If the sigterm handler is modified so that it kills its own pid after
killing the snmpwalk child (and all the changes that go with that change),
this problem doesn't show up.

I personally would initialize the snmpwalk_process variable to something
like -1 or 0, then check to make sure the value is > 0 before calling kill
with that as an arg - otherwise, it seems like you'd have a race condition
in which nessud and everything in its process group would be whacked
(assuming the user cancels the scan at exactly the right moment).

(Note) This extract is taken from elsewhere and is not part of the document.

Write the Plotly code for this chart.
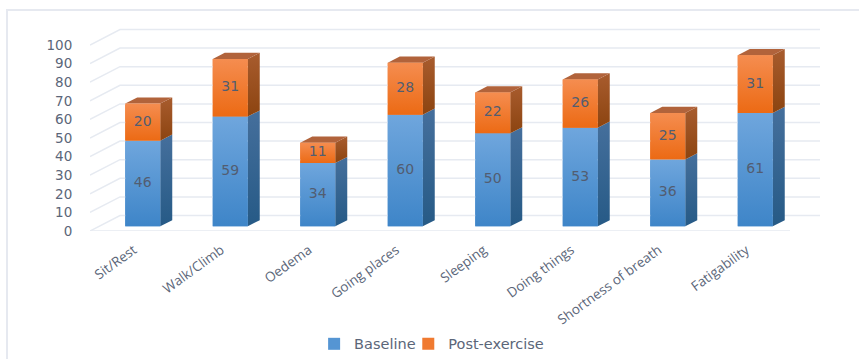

I don't know enough about the nessusd plugin scheduler or the control
connection (where it seems to be locked up) to suggest a definitive fix or
an accurate analysis of the problem, but it seems like nessusd isnt
expecting to have to ack something, but since the plugin isn't killed, it
ends up having to ack it.

So that left me with the problem of trying to figure out how on earth this
was triggered - snmpwalk's default timeout is around 6 seconds, and snmpwalk
is only run (for a scan) 4 times per scan (at least when WIN_INST_SOFT isn't
defined). It's run another time to get the version, but that usually ends
up running for well under a second. Therefore, my best guess is that these
people were running several gigantic scans at once. The load must've been
extremely high, which caused snmpwalk to take 9+ seconds to execute, which
pushed the execution time over the limit.

So, for a resolution, I can submit my suggested fix (context diff patch?)
but I can't help thinking that there was a reason why the child pids were
ignored. I'll wait to see what other people say prior to submitting any
code.

Thank you,

Brian Costello
btx@calyx.net
Re: Aha! snmp_portscan.nes lockups [ In reply to ]
On Fri, 7 May 2004, Brian Costello wrote:

> It SEEMS like the problem is a combination of the timeout not killing the
> process, and a problem with the nessusd plugin code. To get this problem to
> happen, I just set the timeout value of the snmp_portscan plugin to 15
> seconds and kicked off a scan. About halfway through the third snmpwalk
> execution, the test timed out, and that was where the problem happened. As
> I mentioned before, sigterm_handler doesn't keep the latest snmpwalk child
> pid, it only keeps the pid from the version discovery execution. Therefore,
> this scan was unable to be killed.

....

> So, for a resolution, I can submit my suggested fix (context diff patch?)
> but I can't help thinking that there was a reason why the child pids were
> ignored. I'll wait to see what other people say prior to submitting any
> code.

Did you submit the code somewhere? I hit the same issue but without the
coding skills to get this far into analyzing and fixing it.

Hugo.

--
All email sent to me is bound to the rules described on my homepage.
hvdkooij@vanderkooij.org http://hvdkooij.xs4all.nl/
Don't meddle in the affairs of sysadmins,
for they are subtle and quick to anger.